In these circumstances Chief Lending Officers, Loan Department leaders and Loan Officers are asking themselves, is there a way to improve my volume, efficiency and effectiveness with technology? Is there a best solution for the specific needs and business practices of a Business Loan Department?
Finding the Answer for Your Business Loan Department
Try searching CRM in your browser and you’ll get millions of results. There are enough sales automation applications in the world that you can be selective based on what you really want to accomplish. There are industry giants who have built comprehensive solutions that have been implemented in nearly every industry, but you are not any industry the business loan department has specific needs.
Your real goal is to find a solution that fits your team and your needs not everyone else. So the real question is “How do I identify the best Business Loan Pipeline Management Solution for MY department?” The answer may not be a traditional CRM like Salesforce, Microsoft or Oracle there are also specific business loan pipeline automation solutions to consider.
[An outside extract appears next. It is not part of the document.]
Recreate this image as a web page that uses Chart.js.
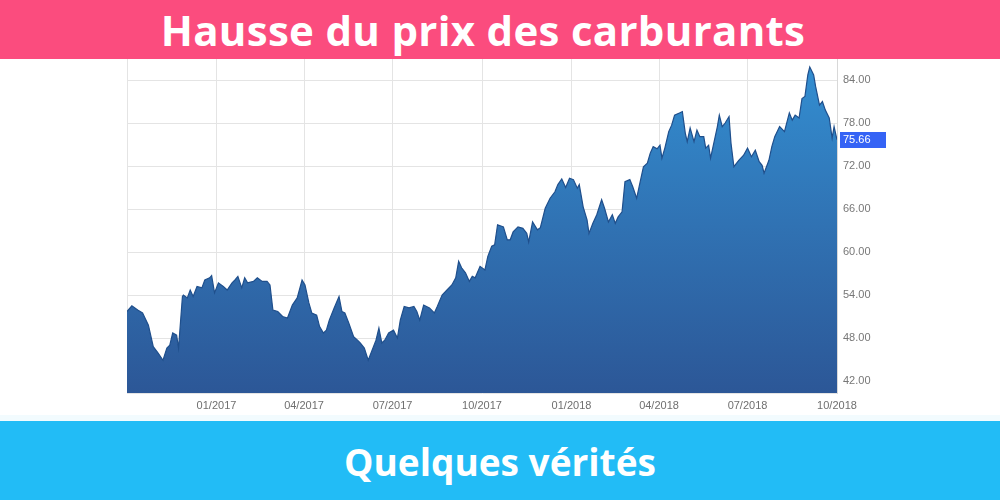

4 Important Questions to Consider When Evaluating Pipeline Automation
There are some good questions you can ask yourself, your organization and potential partners when selecting a CRM or pipeline solution. Here are some recommendations:
1. “Will my team actually use the tool?”
If there is one question that is most overlooked in selecting a solution this is it. Numerous systems fail not because of poor planning, but instead because people refuse to use the system. How do you avoid this situation? Make sure that users are involved with the evaluation process. They need to answer this question, “Will I actually use this?” Systems designed to fit the loan process will be a better fit because they require less change from current processes.
2. “How will we know if we are successful?”
The system you choose should make it easy to see progress. Many CRM systems direct you to build reports and dashboards that require development time. The reason you want a business loan-tracking tool is to improve, so progress tracking should be an inherent part of the system.
3. “How long will it take to implement a Business Loan Pipeline system?”
This is a very important question to ask potential partners. Today’s technology is focused on experience and ease of use. Instead of long up-times, onsite consultants and IT involvement, systems are being created that are easy to understand and get running. If a system requires too much time to get running it jeopardizes its success.
4. “Do I need IT involvement to support and implement this solution?”
Let’s face it getting IT resources can be difficult if not impossible. You shouldn’t have to get on an IT waiting list to get a solution running. New technologies are being used now that diminish or eliminate IT involvement. Make sure you know what is involved in any system start-up before getting too far into the evaluation process.
Many banks are turning to pipeline automation to compete and finding success. There are hurdles to overcome, but with the right plan and the right partner, your department can improve volume, efficiency and effectiveness in business loan production.